Navigation and safety aids and other improvements and the
User states and states bordering a strait should by agreement cooperate: (a) In the establishment and maintenance in a strait of necessary navigation and safety aids or other improvements in aid of international navigation; and (b) For the prevention and control of pollution from ships.
Duties of states bordering straits
States bordering straits shall not hamper transit passage and shall give appropriate publicity to any danger to navigation or overflight within or over the strait of which it has knowledge. There shall be no suspension of transit passage.
SECTION 3. INNOCENT PASSAGE
1. The regime of innocent passage, in accordance with section 3 of Chapter I, shall apply in straits used for international navigation:
(a) Excluded under paragraph 1 of article 37, from the application of the regime of transit passage; or
(b) Between one area of the high seas or an exclusive economic zone and the territorial sea of a foreign state.
2. There shall be no suspension of innocent passage through such straits.
U.N. Doc. A/CONF. 62/WP.8/Rev. 1, Part II, May 6, 1976, pp. 21-26.
The Governments of the Republic of Panama and the United States presented a joint report concerning treaty negotiations on the Panama Canal to the Sixth General Assembly of the Organization of American States, at Santiago, on June 9, 1976. The text of the joint report follows:
For the past twelve years, with the support of the OAS, Panama and the United States have maintained an active negotiating process with respect to the new regime for the Panama Canal. By virtue of the Joint Declaration of April 3, 1964, both countries pledged their word to work out a new treaty-a treaty new not only in its date of entry into force, but also in the mentality which it will reflect; that is, it will be in accord with the evolution experienced by the international community.
We are negotiating because both countries feel the need to build a new relationship which gives full regard to the aspirations of the Panamanian people, the interests of both nations and the principles and objectives of the Charter of the UN. And we are negotiating in deference to the unanimous views of our sister republics in the Western Hemisphere.

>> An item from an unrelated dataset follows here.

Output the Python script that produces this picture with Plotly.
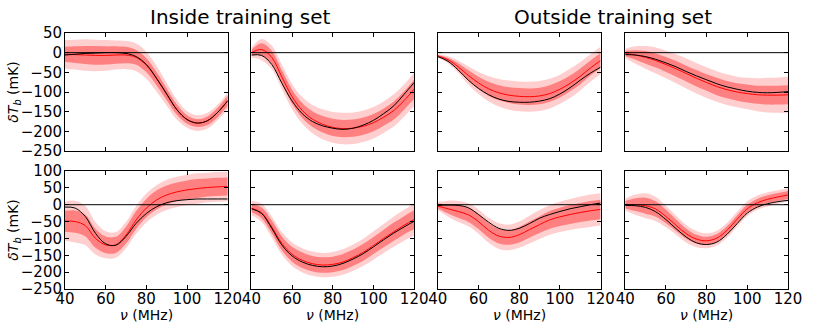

We are working on the basis that every negotiation concerning an old problem is a transaction towards new formulas of justice; and that progress can only be achieved when a spirit of compromise between the parties exists as a result of their understanding of new realities and, above all, when they seek a balancing of interests within a reasonable period of time.
The negotiating process has confirmed the dedication of both parties to the eight principles agreed on by their authorized representatives on February 7, 1974. The two countries reported to this Assembly last year that significant progress had been made in this process of balancing the interests of both parties in accordance with the eight principles. We are pleased to report that during the past year the parties have made further significant progress on the highly complex issues before them.
Differences remain between the two parties on important issues the period of duration of the new treaty and arrangements in the land and water areas comprising the Panama Canal Zone.